== Objective ==
Write out the material exactly, without any of its pictures.

━━━ Data lines

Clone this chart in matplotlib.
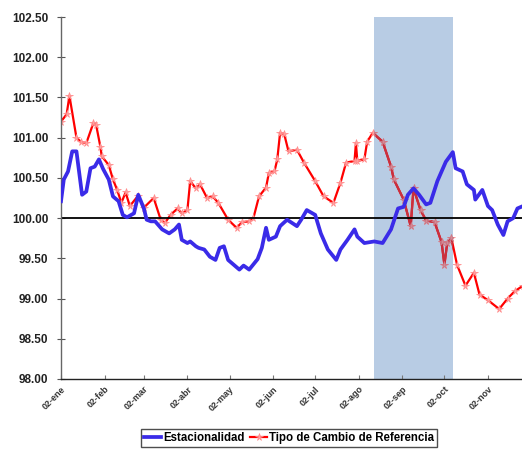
import numpy as np
import matplotlib
matplotlib.use("Agg")
import matplotlib.pyplot as plt

plt.rcParams['font.family'] = ['Liberation Sans', 'DejaVu Sans']

YEAR = "2007"

tc_dates = ["01-02", "01-06", "01-08", "01-13", "01-16", "01-20", "01-25", "01-27", "01-30", "01-31",
            "02-05", "02-08", "02-11", "02-14", "02-17", "02-20", "02-26", "03-02", "03-09", "03-14",
            "03-17", "03-21", "03-26", "03-29", "04-02", "04-04", "04-08", "04-11", "04-16", "04-20",
            "04-24", "05-01", "05-07", "05-11", "05-16", "05-19", "05-23", "05-28", "05-30", "06-03",
            "06-05", "06-07", "06-10", "06-13", "06-19", "06-24", "07-02", "07-08", "07-15", "07-20",
            "07-24", "07-30", "07-31", "08-01", "08-06", "08-08", "08-12", "08-19", "08-25", "08-27",
            "09-03", "09-08", "09-10", "09-15", "09-19", "09-25", "09-30", "10-02", "10-04", "10-07",
            "10-11", "10-17", "10-23", "10-27", "11-02", "11-10", "11-16", "11-21", "11-27"]
tc_values = [101.20, 101.29, 101.52, 101.00, 100.95, 100.93, 101.18, 101.16, 100.89, 100.77,
             100.66, 100.48, 100.35, 100.19, 100.32, 100.15, 100.28, 100.13, 100.25, 99.98,
             99.94, 100.04, 100.12, 100.06, 100.10, 100.46, 100.37, 100.42, 100.25, 100.27,
             100.19, 99.98, 99.88, 99.95, 99.96, 100.00, 100.27, 100.38, 100.56, 100.58,
             100.73, 101.06, 101.04, 100.83, 100.85, 100.69, 100.46, 100.27, 100.19, 100.44,
             100.69, 100.71, 100.93, 100.71, 100.73, 100.95, 101.06, 100.95, 100.64, 100.48,
             100.23, 99.90, 100.37, 100.10, 99.97, 99.95, 99.70, 99.42, 99.69, 99.75,
             99.42, 99.16, 99.32, 99.05, 98.98, 98.87, 99.00, 99.09, 99.16]

est_dates = ["01-02", "01-04", "01-07", "01-10", "01-13", "01-17", "01-20", "01-23", "01-26", "01-29",
             "02-01", "02-05", "02-08", "02-12", "02-15", "02-18", "02-23", "02-26", "03-02", "03-04",
             "03-07", "03-10", "03-15", "03-20", "03-24", "03-27", "03-29", "04-02", "04-04", "04-08",
             "04-10", "04-14", "04-18", "04-22", "04-25", "04-28", "05-01", "05-05", "05-09", "05-12",
             "05-16", "05-22", "05-25", "05-28", "05-30", "06-04", "06-07", "06-12", "06-19", "06-22",
             "06-26", "07-02", "07-06", "07-11", "07-17", "07-20", "07-25", "07-30", "08-01", "08-06",
             "08-13", "08-19", "08-25", "08-30", "09-03", "09-06", "09-10", "09-14", "09-19", "09-22",
             "09-27", "10-03", "10-08", "10-10", "10-15", "10-18", "10-23", "10-24", "10-29", "11-02",
             "11-05", "11-09", "11-13", "11-16", "11-20", "11-23", "11-27"]
est_values = [100.21, 100.48, 100.58, 100.83, 100.83, 100.29, 100.33, 100.62, 100.64, 100.73,
              100.61, 100.48, 100.27, 100.21, 100.04, 100.01, 100.06, 100.29, 100.12, 99.98,
              99.96, 99.96, 99.86, 99.81, 99.86, 99.92, 99.73, 99.69, 99.71, 99.65,
              99.63, 99.61, 99.52, 99.48, 99.63, 99.65, 99.48, 99.42, 99.36, 99.41,
              99.36, 99.49, 99.63, 99.88, 99.73, 99.77, 99.90, 99.98, 99.90, 99.98,
              100.10, 100.04, 99.81, 99.61, 99.48, 99.61, 99.73, 99.86, 99.77, 99.69,
              99.71, 99.69, 99.86, 100.12, 100.14, 100.29, 100.37, 100.29, 100.17, 100.19,
              100.46, 100.70, 100.82, 100.62, 100.58, 100.42, 100.35, 100.23, 100.35, 100.15,
              100.10, 99.92, 99.79, 99.96, 100.00, 100.12, 100.15]

month_labels = ["02-ene", "02-feb", "02-mar", "02-abr", "02-may", "02-jun",
                "02-jul", "02-ago", "02-sep", "02-oct", "02-nov"]
shade_start, shade_end = "08-13", "10-08"
x_start, x_end = "01-02", "11-27"


def to_dates(md):
    return np.array([np.datetime64(f"{YEAR}-{s}") for s in md]).astype("datetime64[D]").astype(object)


tc_x = to_dates(tc_dates)
est_x = to_dates(est_dates)

W, H = 522, 449
fig = plt.figure(figsize=(W / 100, H / 100), dpi=100)
ax = fig.add_axes([61 / W, 1 - 379 / H, 1 - 61 / W + 0.002, (379 - 17) / H])

s0, s1 = to_dates([shade_start, shade_end])
band = ax.axvspan(s0, s1, color="#b8cce4", zorder=0, lw=0)

ax.axhline(100, color="black", lw=1.3, zorder=2.5)

red, = ax.plot(tc_x, tc_values, color="#ff0000", lw=1.6, marker="*", ms=5.5,
               mfc="#ffa0a0", mec="#ff8c8c", mew=0.5, zorder=2,
               label="Tipo de Cambio de Referencia")
# muted tone of the same series inside the shaded band
red_in_band, = ax.plot(tc_x, tc_values, color="#c8303f", lw=1.6, marker="*", ms=5.5,
                       mfc="#d48a96", mec="#c87886", mew=0.5, zorder=2.1)
red_in_band.set_clip_path(band)

blue, = ax.plot(est_x, est_values, color="#3a2be8", lw=2.7, zorder=4,
                solid_joinstyle="round", label="Estacionalidad")

xs, xe = to_dates([x_start, x_end])
ax.set_xlim(xs, xe)
ax.set_ylim(98.0, 102.5)

ax.set_yticks(np.arange(98.0, 102.51, 0.5))
ax.set_yticklabels([f"{v:.2f}" for v in np.arange(98.0, 102.51, 0.5)],
                   fontsize=8.5, fontweight="bold", color="#222222")
ax.tick_params(axis="y", direction="inout", length=6, width=0.8, color="#555555", pad=6)

tick_dates = to_dates([f"{m:02d}-02" for m in range(1, 12)])
ax.set_xticks(tick_dates)
ax.set_xticklabels(month_labels, rotation=45, ha="right", va="top",
                   rotation_mode="anchor", fontsize=6.5, fontweight="bold", color="#333333")
ax.tick_params(axis="x", direction="in", length=3, width=0.8, color="#777777", pad=4)

for side in ("top", "right"):
    ax.spines[side].set_visible(False)
ax.spines["left"].set_color("#666666")
ax.spines["left"].set_linewidth(1.0)
ax.spines["bottom"].set_color("#222222")
ax.spines["bottom"].set_linewidth(1.0)

leg = fig.legend(handles=[blue, red], loc="upper center",
                 bbox_to_anchor=(289 / W, 1 - 423 / H), ncol=2, frameon=True,
                 fancybox=False, edgecolor="#222222", handlelength=1.5,
                 handletextpad=0.15, columnspacing=0.5, borderpad=0.25,
                 prop={"size": 8.3, "weight": "bold"})
leg.get_frame().set_linewidth(1.0)

fig.savefig("out.png", dpi=100)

━━━━━━

== Finished task ==
Clone this chart in matplotlib.
import numpy as np
import matplotlib
matplotlib.use("Agg")
import matplotlib.pyplot as plt

plt.rcParams['font.family'] = ['Liberation Sans', 'DejaVu Sans']

YEAR = "2007"

tc_dates = ["01-02", "01-06", "01-08", "01-13", "01-16", "01-20", "01-25", "01-27", "01-30", "01-31",
            "02-05", "02-08", "02-11", "02-14", "02-17", "02-20", "02-26", "03-02", "03-09", "03-14",
            "03-17", "03-21", "03-26", "03-29", "04-02", "04-04", "04-08", "04-11", "04-16", "04-20",
            "04-24", "05-01", "05-07", "05-11", "05-16", "05-19", "05-23", "05-28", "05-30", "06-03",
            "06-05", "06-07", "06-10", "06-13", "06-19", "06-24", "07-02", "07-08", "07-15", "07-20",
            "07-24", "07-30", "07-31", "08-01", "08-06", "08-08", "08-12", "08-19", "08-25", "08-27",
            "09-03", "09-08", "09-10", "09-15", "09-19", "09-25", "09-30", "10-02", "10-04", "10-07",
            "10-11", "10-17", "10-23", "10-27", "11-02", "11-10", "11-16", "11-21", "11-27"]
tc_values = [101.20, 101.29, 101.52, 101.00, 100.95, 100.93, 101.18, 101.16, 100.89, 100.77,
             100.66, 100.48, 100.35, 100.19, 100.32, 100.15, 100.28, 100.13, 100.25, 99.98,
             99.94, 100.04, 100.12, 100.06, 100.10, 100.46, 100.37, 100.42, 100.25, 100.27,
             100.19, 99.98, 99.88, 99.95, 99.96, 100.00, 100.27, 100.38, 100.56, 100.58,
             100.73, 101.06, 101.04, 100.83, 100.85, 100.69, 100.46, 100.27, 100.19, 100.44,
             100.69, 100.71, 100.93, 100.71, 100.73, 100.95, 101.06, 100.95, 100.64, 100.48,
             100.23, 99.90, 100.37, 100.10, 99.97, 99.95, 99.70, 99.42, 99.69, 99.75,
             99.42, 99.16, 99.32, 99.05, 98.98, 98.87, 99.00, 99.09, 99.16]

est_dates = ["01-02", "01-04", "01-07", "01-10", "01-13", "01-17", "01-20", "01-23", "01-26", "01-29",
             "02-01", "02-05", "02-08", "02-12", "02-15", "02-18", "02-23", "02-26", "03-02", "03-04",
             "03-07", "03-10", "03-15", "03-20", "03-24", "03-27", "03-29", "04-02", "04-04", "04-08",
             "04-10", "04-14", "04-18", "04-22", "04-25", "04-28", "05-01", "05-05", "05-09", "05-12",
             "05-16", "05-22", "05-25", "05-28", "05-30", "06-04", "06-07", "06-12", "06-19", "06-22",
             "06-26", "07-02", "07-06", "07-11", "07-17", "07-20", "07-25", "07-30", "08-01", "08-06",
             "08-13", "08-19", "08-25", "08-30", "09-03", "09-06", "09-10", "09-14", "09-19", "09-22",
             "09-27", "10-03", "10-08", "10-10", "10-15", "10-18", "10-23", "10-24", "10-29", "11-02",
             "11-05", "11-09", "11-13", "11-16", "11-20", "11-23", "11-27"]
est_values = [100.21, 100.48, 100.58, 100.83, 100.83, 100.29, 100.33, 100.62, 100.64, 100.73,
              100.61, 100.48, 100.27, 100.21, 100.04, 100.01, 100.06, 100.29, 100.12, 99.98,
              99.96, 99.96, 99.86, 99.81, 99.86, 99.92, 99.73, 99.69, 99.71, 99.65,
              99.63, 99.61, 99.52, 99.48, 99.63, 99.65, 99.48, 99.42, 99.36, 99.41,
              99.36, 99.49, 99.63, 99.88, 99.73, 99.77, 99.90, 99.98, 99.90, 99.98,
              100.10, 100.04, 99.81, 99.61, 99.48, 99.61, 99.73, 99.86, 99.77, 99.69,
              99.71, 99.69, 99.86, 100.12, 100.14, 100.29, 100.37, 100.29, 100.17, 100.19,
              100.46, 100.70, 100.82, 100.62, 100.58, 100.42, 100.35, 100.23, 100.35, 100.15,
              100.10, 99.92, 99.79, 99.96, 100.00, 100.12, 100.15]

month_labels = ["02-ene", "02-feb", "02-mar", "02-abr", "02-may", "02-jun",
                "02-jul", "02-ago", "02-sep", "02-oct", "02-nov"]
shade_start, shade_end = "08-13", "10-08"
x_start, x_end = "01-02", "11-27"


def to_dates(md):
    return np.array([np.datetime64(f"{YEAR}-{s}") for s in md]).astype("datetime64[D]").astype(object)


tc_x = to_dates(tc_dates)
est_x = to_dates(est_dates)

W, H = 522, 449
fig = plt.figure(figsize=(W / 100, H / 100), dpi=100)
ax = fig.add_axes([61 / W, 1 - 379 / H, 1 - 61 / W + 0.002, (379 - 17) / H])

s0, s1 = to_dates([shade_start, shade_end])
band = ax.axvspan(s0, s1, color="#b8cce4", zorder=0, lw=0)

ax.axhline(100, color="black", lw=1.3, zorder=2.5)

red, = ax.plot(tc_x, tc_values, color="#ff0000", lw=1.6, marker="*", ms=5.5,
               mfc="#ffa0a0", mec="#ff8c8c", mew=0.5, zorder=2,
               label="Tipo de Cambio de Referencia")
# muted tone of the same series inside the shaded band
red_in_band, = ax.plot(tc_x, tc_values, color="#c8303f", lw=1.6, marker="*", ms=5.5,
                       mfc="#d48a96", mec="#c87886", mew=0.5, zorder=2.1)
red_in_band.set_clip_path(band)

blue, = ax.plot(est_x, est_values, color="#3a2be8", lw=2.7, zorder=4,
                solid_joinstyle="round", label="Estacionalidad")

xs, xe = to_dates([x_start, x_end])
ax.set_xlim(xs, xe)
ax.set_ylim(98.0, 102.5)

ax.set_yticks(np.arange(98.0, 102.51, 0.5))
ax.set_yticklabels([f"{v:.2f}" for v in np.arange(98.0, 102.51, 0.5)],
                   fontsize=8.5, fontweight="bold", color="#222222")
ax.tick_params(axis="y", direction="inout", length=6, width=0.8, color="#555555", pad=6)

tick_dates = to_dates([f"{m:02d}-02" for m in range(1, 12)])
ax.set_xticks(tick_dates)
ax.set_xticklabels(month_labels, rotation=45, ha="right", va="top",
                   rotation_mode="anchor", fontsize=6.5, fontweight="bold", color="#333333")
ax.tick_params(axis="x", direction="in", length=3, width=0.8, color="#777777", pad=4)

for side in ("top", "right"):
    ax.spines[side].set_visible(False)
ax.spines["left"].set_color("#666666")
ax.spines["left"].set_linewidth(1.0)
ax.spines["bottom"].set_color("#222222")
ax.spines["bottom"].set_linewidth(1.0)

leg = fig.legend(handles=[blue, red], loc="upper center",
                 bbox_to_anchor=(289 / W, 1 - 423 / H), ncol=2, frameon=True,
                 fancybox=False, edgecolor="#222222", handlelength=1.5,
                 handletextpad=0.15, columnspacing=0.5, borderpad=0.25,
                 prop={"size": 8.3, "weight": "bold"})
leg.get_frame().set_linewidth(1.0)

fig.savefig("out.png", dpi=100)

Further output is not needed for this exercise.